Stel: u hebt geprobeerd zes kinderen op te voeden met veel geborgenheid en nestwarmte. Zullen uw kinderen daarom ook zelf voor een groot gezin kiezen? “Misschien niet, misschien wel”, meent Anne-Mie Drieskens. “Een groot gezin is altijd een afspiegeling van de samenleving. In ideale omstandigheden leert iedereen er intens samenleven, met respect en solidariteit voor elkaar. Maar soms pakt de realiteit anders uit. Alles zal afhangen van de plaats die je als kind in dat grote gezin hebt gehad.
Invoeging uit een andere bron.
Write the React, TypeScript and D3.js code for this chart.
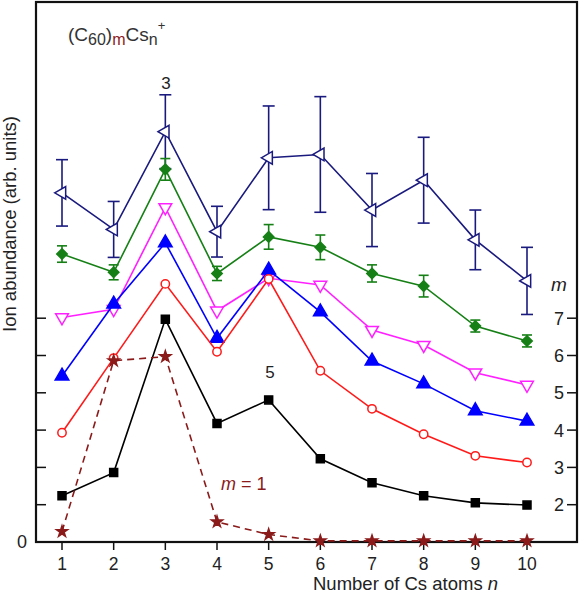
import React from "react";
import * as d3 from "d3";

const nValues = [1, 2, 3, 4, 5, 6, 7, 8, 9, 10];
const xTickLabels = ["1", "2", "3", "4", "5", "6", "7", "8", "9", "10"];
const rightTickLabels = ["2", "3", "4", "5", "6", "7"];

const m1 = [0.28, 4.86, 4.97, 0.54, 0.2, 0.03, 0.03, 0.03, 0.03, 0.03];
const m2 = [1.24, 1.86, 5.97, 3.18, 3.81, 2.23, 1.59, 1.24, 1.05, 0.99];
const m3 = [2.93, 4.93, 6.92, 5.1, 7.05, 4.59, 3.57, 2.89, 2.31, 2.13];
const m4 = [4.45, 6.38, 8.02, 5.46, 7.29, 6.17, 4.85, 4.24, 3.52, 3.24];
const m5 = [6.02, 6.24, 8.97, 6.2, 7.07, 6.89, 5.68, 5.28, 4.54, 4.21];
const m6 = [7.72, 7.23, 9.99, 7.2, 8.18, 7.9, 7.2, 6.86, 5.79, 5.39];
const m6err = [0.22, 0.2, 0.29, 0.19, 0.33, 0.33, 0.23, 0.29, 0.16, 0.16];
const m7 = [9.36, 8.38, 11.0, 8.32, 10.3, 10.39, 8.9, 9.7, 8.1, 7.0];
const m7err = [0.89, 0.75, 0.99, 0.68, 1.39, 1.55, 0.98, 1.15, 0.8, 0.9];

type Series = {
  values: number[];
  err?: number[];
  color: string;
  symbol: d3.SymbolType;
  size: number;
  filled: boolean;
  dashed?: boolean;
  rotate?: number;
};

const series: Series[] = [
  { values: m7, err: m7err, color: "#1a1a7e", symbol: d3.symbolTriangle, size: 70, filled: false, rotate: -90 },
  { values: m6, err: m6err, color: "#168016", symbol: d3.symbolDiamond2, size: 70, filled: true },
  { values: m5, color: "#ff20ff", symbol: d3.symbolTriangle, size: 70, filled: false, rotate: 180 },
  { values: m4, color: "#0000ff", symbol: d3.symbolTriangle, size: 80, filled: true },
  { values: m3, color: "#ff1a1a", symbol: d3.symbolCircle, size: 55, filled: false },
  { values: m2, color: "#000000", symbol: d3.symbolSquare, size: 64, filled: true },
  { values: m1, color: "#8b1a1a", symbol: d3.symbolStar, size: 38, filled: true, dashed: true },
];

const FONT = "'Liberation Sans', Arial, sans-serif";

export default function App() {
  const left = 36;
  const right = 577;
  const top = 2;
  const bottom = 542;
  const x = d3.scaleLinear().domain([1, 10]).range([62, 527]);
  const y = d3.scaleLinear().domain([0, 540 / 37.3]).range([bottom, top]);
  const line = d3
    .line<number>()
    .x((_, i) => x(nValues[i]))
    .y((d) => y(d));
  const yTicks = [1, 2, 3, 4, 5, 6];
  const txt = "#222";

  return (
    <svg
      width={580}
      height={595}
      style={{ position: "absolute", left: 0, top: 0, background: "#fff" }}
      fontFamily={FONT}
    >
      <rect x={0} y={0} width={580} height={595} fill="#fff" />
      <rect x={left} y={top} width={right - left} height={bottom - top} fill="none" stroke="#111" strokeWidth={2.2} />

      {yTicks.map((t) => (
        <line key={"l" + t} x1={left} x2={left + 10} y1={y(t)} y2={y(t)} stroke="#111" strokeWidth={1.5} />
      ))}
      <text x={22} y={y(0) + 6} fontSize={18} textAnchor="middle" fill={txt}>0</text>

      {yTicks.map((t, i) => (
        <g key={"r" + t}>
          <line x1={right - 10} x2={right} y1={y(t)} y2={y(t)} stroke="#111" strokeWidth={1.5} />
          <text x={559} y={y(t) + 6.5} fontSize={18} textAnchor="middle" fill={txt}>{rightTickLabels[i]}</text>
        </g>
      ))}
      <text x={559} y={y(6.86) + 5} fontSize={19} fontStyle="italic" textAnchor="middle" fill={txt}>m</text>

      {nValues.map((n, i) => (
        <g key={"x" + n}>
          <line x1={x(n)} x2={x(n)} y1={bottom} y2={bottom + 8} stroke="#111" strokeWidth={1.5} />
          <text x={x(n)} y={570} fontSize={17.5} textAnchor="middle" fill={txt}>{xTickLabels[i]}</text>
        </g>
      ))}
      <text x={313} y={590} fontSize={18.5} fill={txt}>
        Number of Cs atoms <tspan fontStyle="italic">n</tspan>
      </text>
      <text transform={`translate(16,224) rotate(-90)`} fontSize={18.5} textAnchor="middle" fill={txt}>
        Ion abundance (arb. units)
      </text>

      {series.map((s, si) => (
        <g key={"s" + si}>
          <path
            d={line(s.values) || ""}
            fill="none"
            stroke={s.color}
            strokeWidth={1.6}
            strokeDasharray={s.dashed ? "7,5" : undefined}
          />
          {s.err &&
            s.values.map((v, i) => {
              const cx = x(nValues[i]);
              const e = s.err![i];
              const hw = si === 0 ? 6 : 5;
              return (
                <g key={"e" + i} stroke={s.color} strokeWidth={1.6}>
                  <line x1={cx} x2={cx} y1={y(v - e)} y2={y(v + e)} />
                  <line x1={cx - hw} x2={cx + hw} y1={y(v - e)} y2={y(v - e)} />
                  <line x1={cx - hw} x2={cx + hw} y1={y(v + e)} y2={y(v + e)} />
                </g>
              );
            })}
          {s.values.map((v, i) => {
            const sym = d3.symbol().type(s.symbol).size(s.size)();
            return (
              <path
                key={"p" + i}
                d={sym || ""}
                transform={`translate(${x(nValues[i])},${y(v)}) rotate(${s.rotate || 0})`}
                fill={s.filled ? s.color : "#fff"}
                stroke={s.color}
                strokeWidth={1.5}
              />
            );
          })}
        </g>
      ))}

      <text x={68} y={41} fontSize={19} fill="#333">
        (C<tspan fontSize={16} dy={4}>60</tspan>
        <tspan dy={-4}>)</tspan>
        <tspan fontSize={16} dy={4} fill="#8b1a1a">m</tspan>
        <tspan dy={-4}>Cs</tspan>
        <tspan fontSize={16} dy={4}>n</tspan>
        <tspan fontSize={13} dy={-15}>+</tspan>
      </text>
      <text x={166} y={89} fontSize={17} textAnchor="middle" fill={txt}>3</text>
      <text x={270} y={378} fontSize={17} textAnchor="middle" fill={txt}>5</text>
      <text x={221} y={490} fontSize={18} fill="#8b1a1a">
        <tspan fontStyle="italic">m</tspan> = 1
      </text>
    </svg>
  );
}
Heb je veel warmte ondervonden, dan zul je dat gevoel later zelf willen doorgeven. Maar het kan ook zijn dat je als kind veel te kort bent gekomen. Je had nooit een eigen kamer, je zag alleen maar gestresseerde ouders, je moest altijd letten op een jonger broertje of zusje en je kreeg nooit wat je klasgenootjes wel hadden. In dat geval zal het enthousiasme om zelf een groot gezin te stichten maar klein zijn. In een groot huishouden mogen kinderen zeker een handje helpen. Dat leert ze praktische en sociale vaardigheden. Maar ze mogen niet verplicht worden om de verantwoordelijkheid van de ouders over te nemen.”
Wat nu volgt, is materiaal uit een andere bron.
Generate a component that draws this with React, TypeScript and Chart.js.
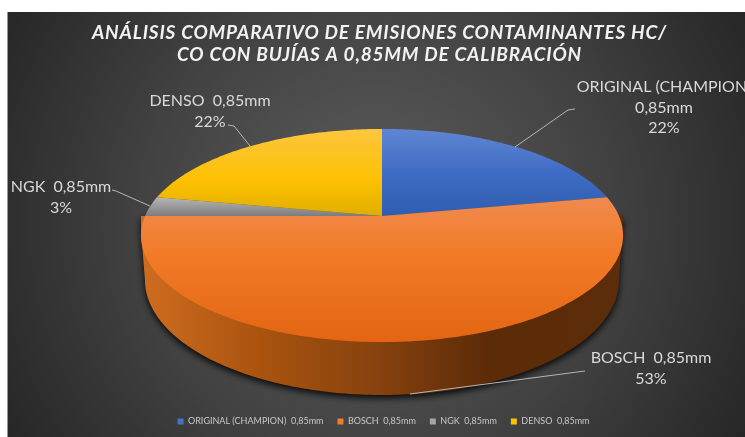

Dezelfde vraag (willen kinderen uit een groot gezin zelf een groot gezin?) stelden we aan Evelien (21) en Frederike (18), respectievelijk de derde en vierde dochter van Koen en Kris Lenaerts (zie de getuigenis p. 25). “Nu mijn oudste zussen de deur uit zijn, mis ik al de geborgenheid van onze zaterdagavonden vroeger, toen we met zijn allen rond de haard zaten met het licht uit”, zegt Evelien. “Aan de andere kant heb ik ondervonden hoeveel energie mijn ouders moeten opbrengen voor ons. Wanneer je die niet hebt, kun je beter minder kinderen nemen en ze voldoende aandacht geven. Een groot gezin vraagt veel organisatie en discipline. Elk om beurten praten, of soms zelfs eten, bijvoorbeeld. Dat kan ten koste gaan van de spontaniteit.”
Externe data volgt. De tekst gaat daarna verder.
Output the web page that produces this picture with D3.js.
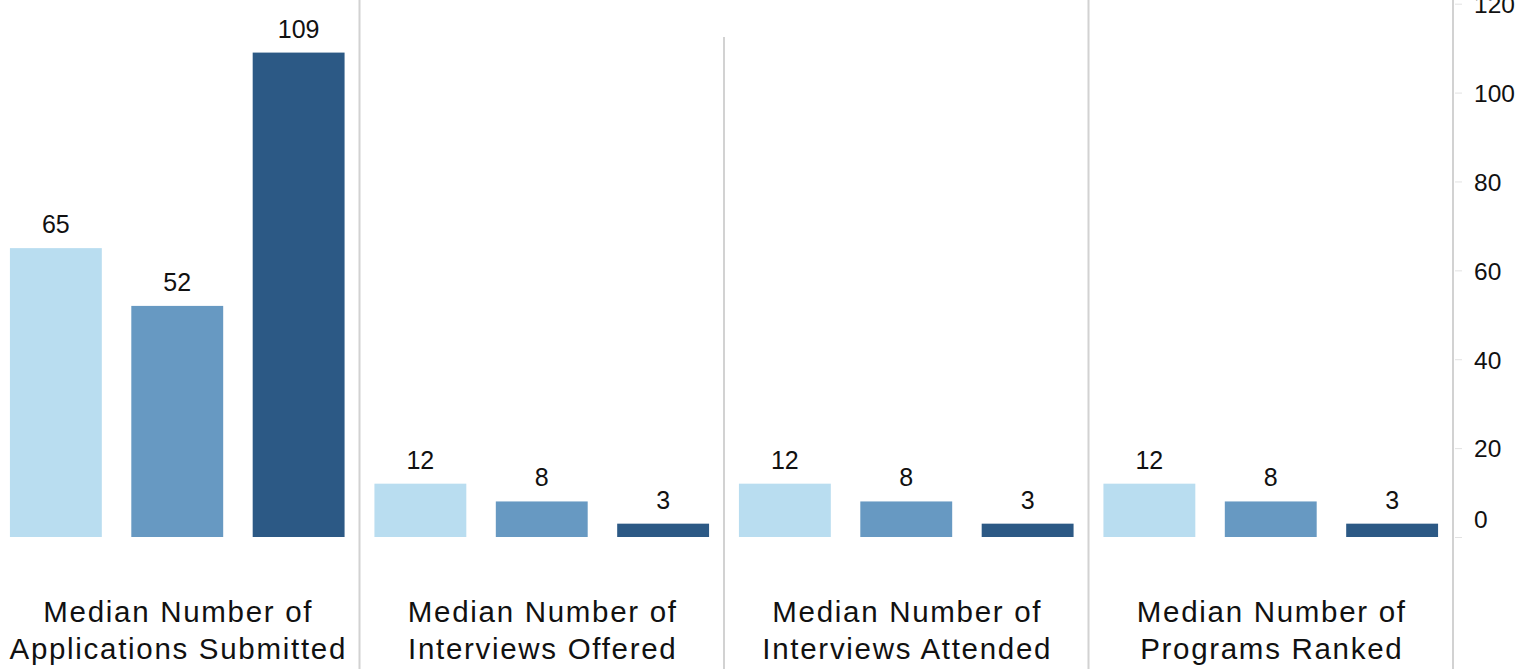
<!DOCTYPE html>
<html>
<head>
<meta charset="utf-8">
<script src="https://cdn.jsdelivr.net/npm/d3@7"></script>
<style>
  html, body { margin: 0; padding: 0; background: #fff; }
  svg { display: block; }
  text { font-family: "Liberation Sans", Arial, Helvetica, sans-serif; fill: #111; }
</style>
</head>
<body>
<svg id="chart" width="1526" height="669"></svg>
<script>
// ---- data ----
const categories = [
  ["Median Number of", "Applications Submitted"],
  ["Median Number of", "Interviews Offered"],
  ["Median Number of", "Interviews Attended"],
  ["Median Number of", "Programs Ranked"]
];
const seriesNames = ["Group 1", "Group 2", "Group 3"];
const seriesColors = ["#b9ddf0", "#6799c2", "#2c5985"];
const group1Values = [65, 12, 12, 12];
const group2Values = [52, 8, 8, 8];
const group3Values = [109, 3, 3, 3];
const tickValues = [0, 20, 40, 60, 80, 100, 120];

// ---- layout ----
const W = 1526, H = 669;
const svg = d3.select("#chart");
const plotLeft = -5, plotRight = 1453;
const seriesValues = [group1Values, group2Values, group3Values];

const x0 = d3.scaleBand()
  .domain(d3.range(categories.length))
  .range([plotLeft, plotRight])
  .paddingInner(0).paddingOuter(0);

const x1 = d3.scaleBand()
  .domain(seriesNames)
  .range([0, x0.bandwidth()])
  .paddingInner(0.243)
  .paddingOuter(0.123);

const y = d3.scaleLinear().domain([0, 120]).range([537, 3.7]);

// separators
const seps = [1, 2, 3].map(i => x0(i));
svg.append("g").selectAll("line")
  .data(seps)
  .join("line")
  .attr("x1", d => d).attr("x2", d => d)
  .attr("y1", (d, i) => i === 1 ? 37 : 0)
  .attr("y2", H)
  .attr("stroke", "#d2d2d2")
  .attr("stroke-width", 2);

// axis line
svg.append("line")
  .attr("x1", plotRight).attr("x2", plotRight)
  .attr("y1", 0).attr("y2", H)
  .attr("stroke", "#d2d2d2").attr("stroke-width", 2);

// axis
const axis = d3.axisRight(y).tickValues(tickValues).tickSize(7).tickPadding(12);
const ag = svg.append("g").attr("transform", `translate(${plotRight + 2},0)`).call(axis);
ag.select(".domain").remove();
ag.selectAll(".tick line").attr("stroke", "#e2e2e2").attr("stroke-width", 1);
ag.selectAll(".tick text")
  .attr("font-size", 24.5)
  .attr("fill", "#111")
  .style("font-family", "'Liberation Sans', Arial, sans-serif")
  .attr("dy", d => d === 0 ? "-0.4em" : "0.36em");

// bars
const groups = svg.append("g").selectAll("g")
  .data(categories.map((c, i) => i))
  .join("g")
  .attr("transform", i => `translate(${x0(i)},0)`);

groups.selectAll("rect")
  .data(i => seriesNames.map((s, j) => ({ s, j, v: seriesValues[j][i] })))
  .join("rect")
  .attr("x", d => x1(d.s))
  .attr("width", x1.bandwidth())
  .attr("y", d => y(d.v))
  .attr("height", d => y(0) - y(d.v))
  .attr("fill", d => seriesColors[d.j]);

groups.selectAll("text.val")
  .data(i => seriesNames.map((s, j) => ({ s, j, v: seriesValues[j][i] })))
  .join("text")
  .attr("class", "val")
  .attr("x", d => x1(d.s) + x1.bandwidth() / 2)
  .attr("y", d => y(d.v) - 15)
  .attr("text-anchor", "middle")
  .attr("font-size", 25)
  .text(d => d.v);

// category labels
groups.append("text")
  .attr("text-anchor", "middle")
  .attr("font-size", 29.5)
  .style("letter-spacing", "1.7px")
  .selectAll("tspan")
  .data(i => categories[i].map((t, k) => ({ t, k })))
  .join("tspan")
  .attr("x", x0.bandwidth() / 2 + 1)
  .attr("y", d => 621.5 + d.k * 37)
  .text(d => d.t);
</script>
</body>
</html>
Frederike zou liefst vier kinderen krijgen. “Ik heb altijd graag veel mensen om me heen. Het groepsgevoel hier thuis, dat is iets geweldigs. Je kunt altijd bij iemand terecht en je wordt in moeilijke situaties opgevangen. Ik heb dat ondervonden toen mijn peter onverwacht overleed. Ik kan u verzekeren: er was geen gebrek aan schouders om op uit te huilen!”
“Het zijn niet je toekomstige financiers”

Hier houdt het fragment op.